Testimonials Help Transitions
Fall equinox marks more than the changing of seasons for many parents. With kids back in school and a solid routine in place, we have more time to take care of ourselves and refocus our energy on our goals. I typically welcome this time to invigorate my coaching practice. This year, however, as I began planning workshops, speaking engagements and accepting more clients, I felt a sense of doubt that I was still a good coach.
I’ve had doubts about my effectiveness as a coach before and a few public speaking-induced panic attacks, but I can usually quiet these fears with practices of gratitude, running and yoga. This time my doubts led me into a downward spiral that no amount of running could pull me from. It began with me itemizing all the tasks that were not accomplished this summer and ended with my general lack of inspiration. Finally, after a week of stretching simple tasks over a half-day’s time, I decided that I needed a new tool to ground myself into coaching. I needed to remember the reason I became a coach in the first place and more generally focus on what was going well.
I became a coach to help people make small positive changes that directly impact the quality of their lives and help sustain their growth into the fullest expression of who they are. As I effect change in an individual or a small group, the benefits of those small changes resonate out to a larger organization, family system or community. Knowing this brings me great joy.

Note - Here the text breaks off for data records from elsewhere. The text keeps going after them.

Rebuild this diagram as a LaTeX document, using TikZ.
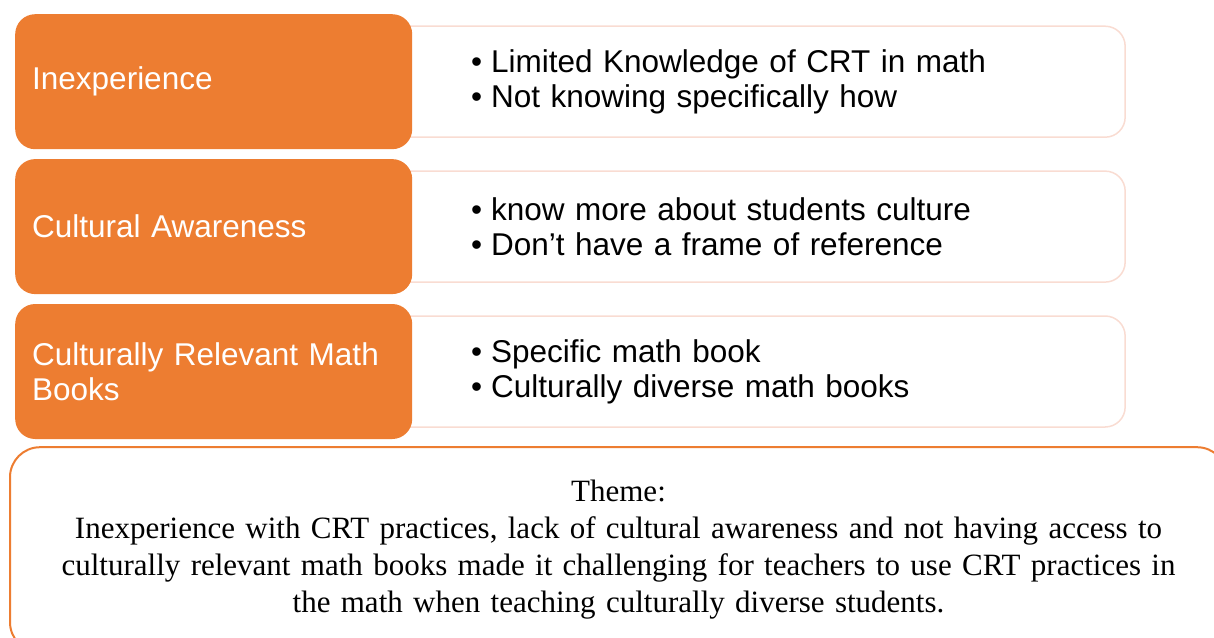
\documentclass[tikz,border=0pt]{standalone}
\usepackage{fontspec}
\setmainfont{Liberation Serif}
\newfontfamily\labelfont{Liberation Sans}
\usepackage{tikz}
\usetikzlibrary{positioning, backgrounds}
\definecolor{accent}{HTML}{ED7D31}
\definecolor{softline}{HTML}{F9DCD2}
\newcommand{\bulletline}[1]{\makebox[20pt][l]{\textbullet}#1}

\begin{document}
\begin{tikzpicture}[
				x=1pt, y=1pt,
				node distance=9.5pt,
				header/.style={fill=accent, rounded corners=20pt, minimum width=397pt, minimum height=135pt,
					text width=363pt, inner xsep=17pt, align=left, text=white,
					font=\labelfont\fontsize{31.5}{35}\selectfont},
				detail/.style={draw=softline, line width=1.5pt, fill=white, rounded corners=20pt,
					minimum width=744pt, minimum height=111pt, text width=564pt, inner xsep=90pt,
					align=left, font=\labelfont\fontsize{31.5}{35}\selectfont},
				themebox/.style={draw=accent, line width=2pt, fill=white, rounded corners=30pt,
					minimum width=1217pt, minimum height=205pt, text width=1190pt, align=center,
					font=\fontsize{31}{37}\selectfont}]

			\useasboundingbox (0,0) rectangle (1214,-637);
			\clip (0,0) rectangle (1214,-637);

			\node[header, anchor=north west] (inexp) at (15,-14) {Inexperience};
			\node[header, below=of inexp] (aware) {Cultural Awareness};
			\node[header, below=of aware] (books) {Culturally Relevant Math\\Books};

			\begin{scope}[on background layer]
			\node[detail, right=-32pt of inexp] (inexpnote) {\bulletline{Limited Knowledge of CRT in math}\\\bulletline{Not knowing specifically how}};
			\node[detail, right=-32pt of aware] (awarenote) {\bulletline{know more about students culture}\\\bulletline{Don’t have a frame of reference}};
			\node[detail, right=-32pt of books] (booksnote) {\bulletline{Specific math book}\\\bulletline{Culturally diverse math books}};
			\end{scope}

			\node[themebox, below=7pt of books.south west, anchor=north west, xshift=-6pt] (theme)
				{Theme:\\Inexperience with CRT practices, lack of cultural awareness and not having access to\\
				culturally relevant math books made it challenging for teachers to use CRT practices in\\
				the math when teaching culturally diverse students.};

		\end{tikzpicture}
\end{document}
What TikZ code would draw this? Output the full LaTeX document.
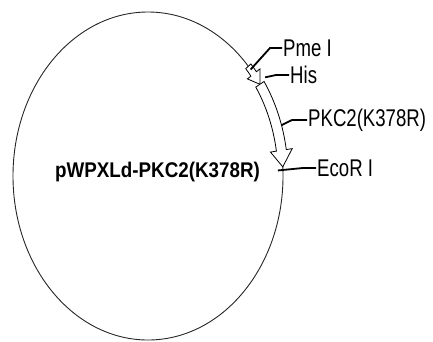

In the interest of getting in touch with that joy, I decided to read over some testimonials that I have collected over the years. To my delight, I was immediately transformed by reading these statements. I was as inspired by my clients as they were by me. I just kept thinking, “Wow, I have worked with some amazing people!”
Reading these testimonials became like a dance. My clients were seeing things in me that I couldn’t see in myself and I in them. By trusting each other to share deeply and make real changes, we found something in our coaching sessions that was greater than each of us individually.
I would like to encourage all of you to use this simple exercise. Whenever you find yourself stuck in a rut or experiencing doubts about your effectiveness in life, remember to focus on what is working with a little help from your colleagues and friends. Here’s how:
- Create a list of clients, colleagues, teachers, neighbors, fellow volunteers, etc. that you feel comfortable contacting.
- Ask them following question: “I would like to know what my best supporters enjoy about working with me. A quick response off the top of your head is best!”
- Enjoy reading the answers.
Note: You can tailor the question as you see fit. You are looking for the impact or effect that working with you had on them. Allow them to use spontaneity by giving an open-ended request.